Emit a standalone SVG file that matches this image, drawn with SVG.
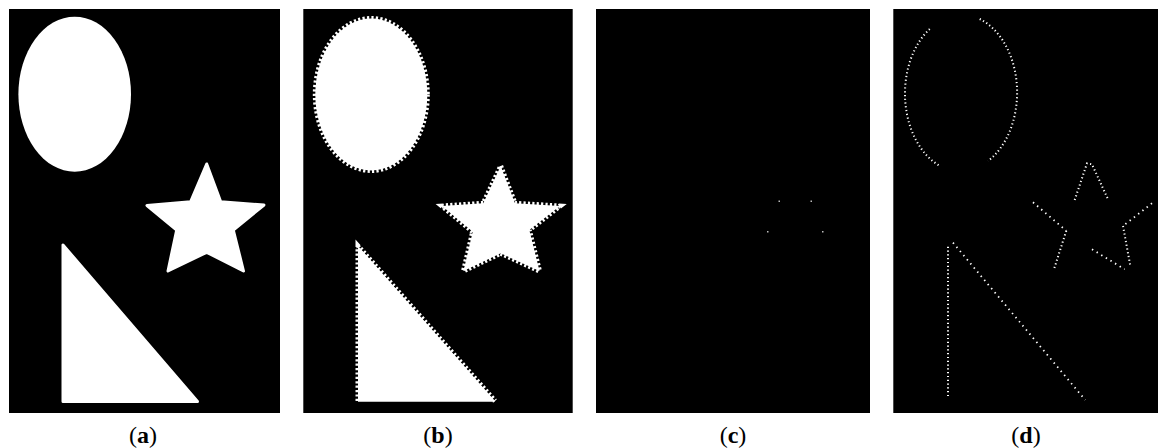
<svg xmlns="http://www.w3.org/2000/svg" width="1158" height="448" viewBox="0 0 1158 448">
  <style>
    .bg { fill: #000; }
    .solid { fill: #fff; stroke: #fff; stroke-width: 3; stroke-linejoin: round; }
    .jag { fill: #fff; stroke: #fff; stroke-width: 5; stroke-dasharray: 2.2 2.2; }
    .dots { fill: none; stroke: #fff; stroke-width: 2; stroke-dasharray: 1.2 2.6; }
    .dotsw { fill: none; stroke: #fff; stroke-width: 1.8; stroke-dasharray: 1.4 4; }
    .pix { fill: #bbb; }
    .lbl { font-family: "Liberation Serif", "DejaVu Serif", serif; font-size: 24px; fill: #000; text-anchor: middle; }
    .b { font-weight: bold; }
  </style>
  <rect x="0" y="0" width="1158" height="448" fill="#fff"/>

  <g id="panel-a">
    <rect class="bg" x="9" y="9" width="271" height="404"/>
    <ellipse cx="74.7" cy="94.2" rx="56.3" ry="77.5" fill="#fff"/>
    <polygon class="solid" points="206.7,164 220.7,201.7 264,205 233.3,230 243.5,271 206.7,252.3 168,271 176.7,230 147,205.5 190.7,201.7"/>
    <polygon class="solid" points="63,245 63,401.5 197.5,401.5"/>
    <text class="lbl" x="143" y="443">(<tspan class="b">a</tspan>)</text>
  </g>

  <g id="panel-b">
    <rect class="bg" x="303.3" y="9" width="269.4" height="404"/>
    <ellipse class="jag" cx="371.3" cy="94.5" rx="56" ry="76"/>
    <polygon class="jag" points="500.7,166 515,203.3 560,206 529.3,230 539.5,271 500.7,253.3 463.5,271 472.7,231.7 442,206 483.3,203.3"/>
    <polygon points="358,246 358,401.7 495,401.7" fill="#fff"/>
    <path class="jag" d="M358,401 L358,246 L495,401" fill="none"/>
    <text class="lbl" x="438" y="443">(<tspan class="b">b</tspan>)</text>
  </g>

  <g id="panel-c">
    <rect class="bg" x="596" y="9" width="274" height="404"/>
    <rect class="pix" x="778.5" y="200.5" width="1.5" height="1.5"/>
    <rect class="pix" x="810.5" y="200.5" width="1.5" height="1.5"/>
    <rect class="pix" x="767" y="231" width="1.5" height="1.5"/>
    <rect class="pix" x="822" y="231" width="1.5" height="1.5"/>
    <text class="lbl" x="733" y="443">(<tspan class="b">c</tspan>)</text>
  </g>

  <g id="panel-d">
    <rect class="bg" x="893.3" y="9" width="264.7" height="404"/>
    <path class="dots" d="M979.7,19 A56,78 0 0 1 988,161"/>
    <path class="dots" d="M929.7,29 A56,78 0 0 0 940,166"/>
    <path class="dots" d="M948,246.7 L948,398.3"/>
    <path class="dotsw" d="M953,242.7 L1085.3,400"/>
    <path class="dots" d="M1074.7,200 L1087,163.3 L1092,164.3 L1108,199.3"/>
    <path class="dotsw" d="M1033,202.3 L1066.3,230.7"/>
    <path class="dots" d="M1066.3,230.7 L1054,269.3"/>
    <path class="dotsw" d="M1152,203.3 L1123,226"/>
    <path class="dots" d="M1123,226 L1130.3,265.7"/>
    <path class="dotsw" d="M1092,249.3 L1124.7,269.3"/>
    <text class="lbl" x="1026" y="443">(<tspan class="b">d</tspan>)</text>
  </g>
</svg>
_ _ _ _ _
OBJECTIVE
Except for the pictures, give all the material above again verbatim.

SOLUTION FOR THIS PROBLEM
Emit a standalone SVG file that matches this image, drawn with SVG.
<svg xmlns="http://www.w3.org/2000/svg" width="1158" height="448" viewBox="0 0 1158 448">
  <style>
    .bg { fill: #000; }
    .solid { fill: #fff; stroke: #fff; stroke-width: 3; stroke-linejoin: round; }
    .jag { fill: #fff; stroke: #fff; stroke-width: 5; stroke-dasharray: 2.2 2.2; }
    .dots { fill: none; stroke: #fff; stroke-width: 2; stroke-dasharray: 1.2 2.6; }
    .dotsw { fill: none; stroke: #fff; stroke-width: 1.8; stroke-dasharray: 1.4 4; }
    .pix { fill: #bbb; }
    .lbl { font-family: "Liberation Serif", "DejaVu Serif", serif; font-size: 24px; fill: #000; text-anchor: middle; }
    .b { font-weight: bold; }
  </style>
  <rect x="0" y="0" width="1158" height="448" fill="#fff"/>

  <g id="panel-a">
    <rect class="bg" x="9" y="9" width="271" height="404"/>
    <ellipse cx="74.7" cy="94.2" rx="56.3" ry="77.5" fill="#fff"/>
    <polygon class="solid" points="206.7,164 220.7,201.7 264,205 233.3,230 243.5,271 206.7,252.3 168,271 176.7,230 147,205.5 190.7,201.7"/>
    <polygon class="solid" points="63,245 63,401.5 197.5,401.5"/>
    <text class="lbl" x="143" y="443">(<tspan class="b">a</tspan>)</text>
  </g>

  <g id="panel-b">
    <rect class="bg" x="303.3" y="9" width="269.4" height="404"/>
    <ellipse class="jag" cx="371.3" cy="94.5" rx="56" ry="76"/>
    <polygon class="jag" points="500.7,166 515,203.3 560,206 529.3,230 539.5,271 500.7,253.3 463.5,271 472.7,231.7 442,206 483.3,203.3"/>
    <polygon points="358,246 358,401.7 495,401.7" fill="#fff"/>
    <path class="jag" d="M358,401 L358,246 L495,401" fill="none"/>
    <text class="lbl" x="438" y="443">(<tspan class="b">b</tspan>)</text>
  </g>

  <g id="panel-c">
    <rect class="bg" x="596" y="9" width="274" height="404"/>
    <rect class="pix" x="778.5" y="200.5" width="1.5" height="1.5"/>
    <rect class="pix" x="810.5" y="200.5" width="1.5" height="1.5"/>
    <rect class="pix" x="767" y="231" width="1.5" height="1.5"/>
    <rect class="pix" x="822" y="231" width="1.5" height="1.5"/>
    <text class="lbl" x="733" y="443">(<tspan class="b">c</tspan>)</text>
  </g>

  <g id="panel-d">
    <rect class="bg" x="893.3" y="9" width="264.7" height="404"/>
    <path class="dots" d="M979.7,19 A56,78 0 0 1 988,161"/>
    <path class="dots" d="M929.7,29 A56,78 0 0 0 940,166"/>
    <path class="dots" d="M948,246.7 L948,398.3"/>
    <path class="dotsw" d="M953,242.7 L1085.3,400"/>
    <path class="dots" d="M1074.7,200 L1087,163.3 L1092,164.3 L1108,199.3"/>
    <path class="dotsw" d="M1033,202.3 L1066.3,230.7"/>
    <path class="dots" d="M1066.3,230.7 L1054,269.3"/>
    <path class="dotsw" d="M1152,203.3 L1123,226"/>
    <path class="dots" d="M1123,226 L1130.3,265.7"/>
    <path class="dotsw" d="M1092,249.3 L1124.7,269.3"/>
    <text class="lbl" x="1026" y="443">(<tspan class="b">d</tspan>)</text>
  </g>
</svg>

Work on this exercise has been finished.